I'll admit I'm not a fan of his later zombie movies, but if I'm presented with the option to watch them or something else, chances are I will still be drawn to them. His love of what he did always made them worthwhile, because you knew and you could feel you weren't just watching a product, you were watching a film. A true film, his enthusiasm smoothing over the bumps in the road to present you an amazing road trip that you wanted to go back to again and again.
The father of the modern zombie genre as we know it today, we wouldn't have the liked of The Walking Dead or World War Z without his original film Night of the Living Dead, and the accidental copyright snafu that released it into the public domain. That simple mistake gave rise (pun) to one of the most endearing and long lived (also pun) horror subgenres.
He remained an indie director at heart, bucking the studio system and making what HE wanted to make, to the very end. When the Italian filmmakers of the 1980s like Mario Bava and Lucio Fulci took the zombie genre as their own they gave it an entirely new life, putting their unique spin on it. And in North America, the rise of home video and digital distribution has seen regular waves of new filmmakers dipping their toes into the creative field with the help of shambling corpses. In the modern age, zombies are big money, with the likes of The Walking Dead and every second video game made by a major studio featuring the reanimated corpses.
And through it all, they owed their debts to Romero. Few horror directors can truly lay such a weighty claim: to have created an entire subgenre of film. There are directors that gave birth to the slasher subgenre, to the exploitation subgenres, and the creature features of old. But they were always part of a larger group or movement. You can trace slashers back to Halloween, but would the genre be the same without Freddy and Jason jumping in? But zombies? Those are Romero. One man, with a single film, gave birth to one of the largest pop culture icons in human history. And throughout the course of his career he returned to it as time marched on, using it as a vessel to speak to the issues of the day, all with a healthy dose of blood and guts.

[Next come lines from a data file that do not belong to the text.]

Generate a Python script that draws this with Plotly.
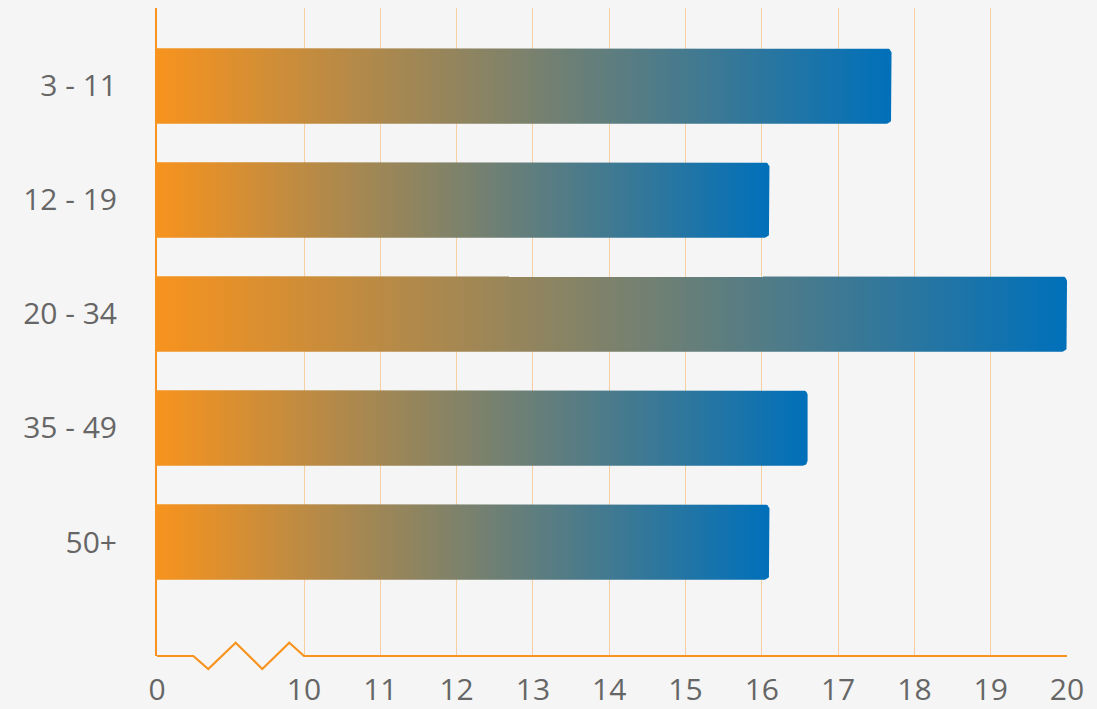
import numpy as np
import plotly.graph_objects as go

# data
age_groups = ["3 - 11", "12 - 19", "20 - 34", "35 - 49", "50+"]
values = [17.7, 16.1, 20.0, 16.6, 16.1]
x_ticks = [0, 10, 11, 12, 13, 14, 15, 16, 17, 18, 19, 20]

ORANGE = "#F7931E"
BLUE = "#0070BA"
BREAK_AT = 10
BREAK_WIDTH = 1.927  # on-screen width of the 0-10 segment, in axis units


def to_axis(v):
    # broken axis: 0..10 squeezed, then linear from 10
    return v / BREAK_AT * BREAK_WIDTH if v <= BREAK_AT else v - BREAK_AT + BREAK_WIDTH


def bar_outline(x_end, yc, half=0.331, rx=0.066, ry=0.044):
    # rectangle with rounded right corners
    t = np.linspace(0, np.pi / 2, 8)
    top_arc_x = x_end - rx + rx * np.sin(t)
    top_arc_y = yc - half + ry - ry * np.cos(t)
    bot_arc_x = x_end - rx + rx * np.cos(t)
    bot_arc_y = yc + half - ry + ry * np.sin(t)
    xs = [0] + list(top_arc_x) + list(bot_arc_x) + [0, 0]
    ys = [yc - half] + list(top_arc_y) + list(bot_arc_y) + [yc + half, yc - half]
    return xs, ys


fig = go.Figure()

for i, (grp, val) in enumerate(zip(age_groups, values)):
    xs, ys = bar_outline(to_axis(val), i)
    fig.add_trace(go.Scatter(
        x=xs, y=ys,
        mode="lines",
        fill="toself",
        line=dict(width=0),
        fillgradient=dict(type="horizontal", colorscale=[[0, ORANGE], [1, BLUE]]),
        name=grp,
        hoverinfo="skip",
        showlegend=False,
    ))

# x axis line with the break zigzag (x in axis units, y in paper units)
zig_x = [0, 0.476, 0.672, 1.031, 1.380, 1.734, BREAK_WIDTH, to_axis(20)]
zig_y = [0, 0, -0.020, 0.0205, -0.020, 0.0205, 0, 0]
zig_path = "M" + " L".join(f"{x},{y}" for x, y in zip(zig_x, zig_y))
fig.add_shape(
    type="path",
    path=zig_path,
    xref="x", yref="paper",
    line=dict(color=ORANGE, width=2.2),
    layer="above",
)

fig.update_layout(
    width=1097,
    height=709,
    paper_bgcolor="#F5F5F5",
    plot_bgcolor="#F5F5F5",
    margin=dict(l=157, r=30, t=8, b=53),
    font=dict(family="Open Sans", size=30, color="#666666"),
    xaxis=dict(
        range=[0, to_axis(20)],
        tickvals=[to_axis(v) for v in x_ticks],
        ticktext=[str(v) for v in x_ticks],
        showgrid=True,
        gridcolor="rgba(247,147,30,0.4)",
        gridwidth=1,
        zeroline=False,
        showline=False,
        ticklabelstandoff=13,
        automargin=False,
    ),
    yaxis=dict(
        range=[5.0, -0.684],
        tickvals=list(range(len(age_groups))),
        ticktext=age_groups,
        showgrid=False,
        zeroline=False,
        showline=True,
        linecolor=ORANGE,
        linewidth=2,
        ticklabelstandoff=32,
        automargin=False,
    ),
)

fig.write_html("out.html", config={"displayModeBar": False},
               post_script="document.body.style.margin='0';")
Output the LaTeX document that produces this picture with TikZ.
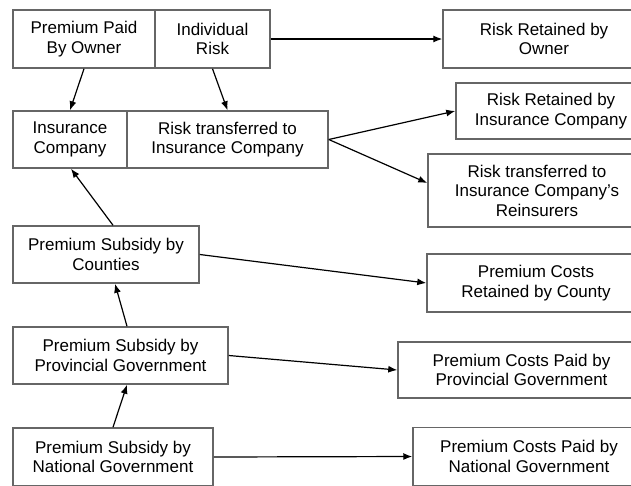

For me, it started back when I was barely a teenager. The "Anniversary Edition" of the director's cut on VHS in a funky black clam-shell case, with trippy cover art Actually an 'extended cut' from, I believe, Germany or somewhere similar, featuring a bunch of footage and scenes edited together not as a directors cut so much as a "this is everything we have, throw it in' cut. It wasn't the 'official' version but it was MY version, the one that I always went back to. Any other version, whether it be the theatrical or Zombi, didn't feel right.
Then I popped in Day of the Dead, and my life was changed. That was it, that was my genre. Dawn of the Dead may have been his masterpiece, but his black sheep was one of my fondest cinematic memories, a film that still ranks among the greatest I have ever seen, and I suspect always will.
Romero's mark on cinema, and on those of us who devour it, will simply never be forgotten or erased or diminished. For a filmmaker to leave such a lasting impression is truly remarkable, but it stands as a testament to how important he was to the genre he was a part of.